Black Rock City Planning Competition

Sponsor: Black Rock City Ministry of Urban Planning

Location: Block Rock City, Nevada, USA
Type: Open, international, two stage
Timeline:
31 December 2015 – stage one submission deadline
Design Challenge:
If you had a chance to design Black Rock City, what would you build? Participatory art is what makes Burning Man such a unique and amazing event.
 
The Black Rock City Ministry of Urban Planning was founded with the goal of enabling people to share and discuss ideas for the spatial and geometric possibilities for Black Rock City and regional events, and to give architects and urban designers a platform to participate more directly in this process. Design competitions such as this are a familiar format in these trades, and as such, are an efficient way to get lots of ideas on the table for consideration.
 
In the upcoming competition, entrants are invited to submit designs within three basic categories:
  • Individual design elements : boulevards, roundabouts, street lights, all of the things that are part of a city scape that can be incorporated into larger scale plans. Have an idea for a park, or a winding boulevard? Submit this as a design element.

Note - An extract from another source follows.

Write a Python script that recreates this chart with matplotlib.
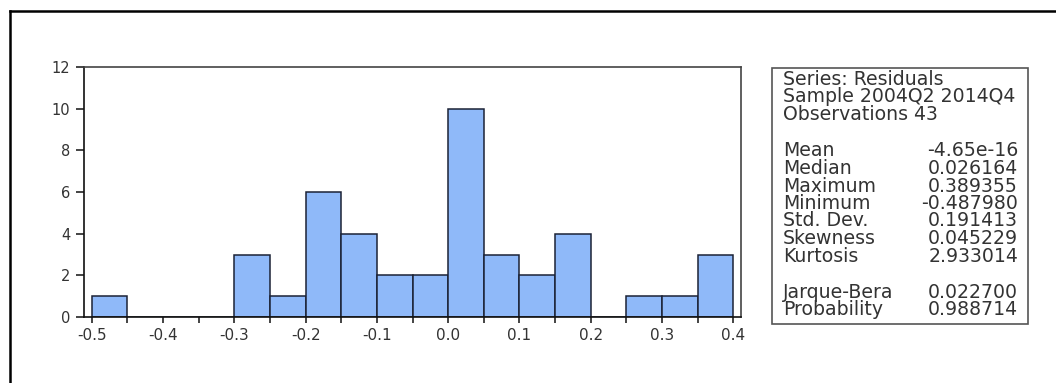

  • Conforming city plans : these are large scale city plans that make adaptations to the existing time + named street coordinate system without altering the fundamental character of the plan. The objective with this type of plan is to make asthetic or practical improvements to what’s already in place, for example by adding pedestrian boulevards (think Las Ramblas in Barcelona).
  • Non-conforming city plans : here we explore BRC, or a regional event city, as an imagined or science fictional space, and invite people to submit radically new configurations for the city.
The output of the competition will be the Big Book of Ideas, a collection of the entries, along with public voting data and comments. This will be published online and shared with BRC city planners, as well as regional event organizers (this is an independent non-commercial effort, entrants retain copyright to their work). The submissions will also be included in an on playa exhibition with each competition cycle. Ultimately, BRC city planners will decide what gets built, as there are significant logistics and safety issues to contend with in accommodating 70,000 people in a temporary city, but the goal is to create an ongoing process for public feedback that allows the city plan to incorporate ideas, at the micro and macro level, from urban designers worldwide.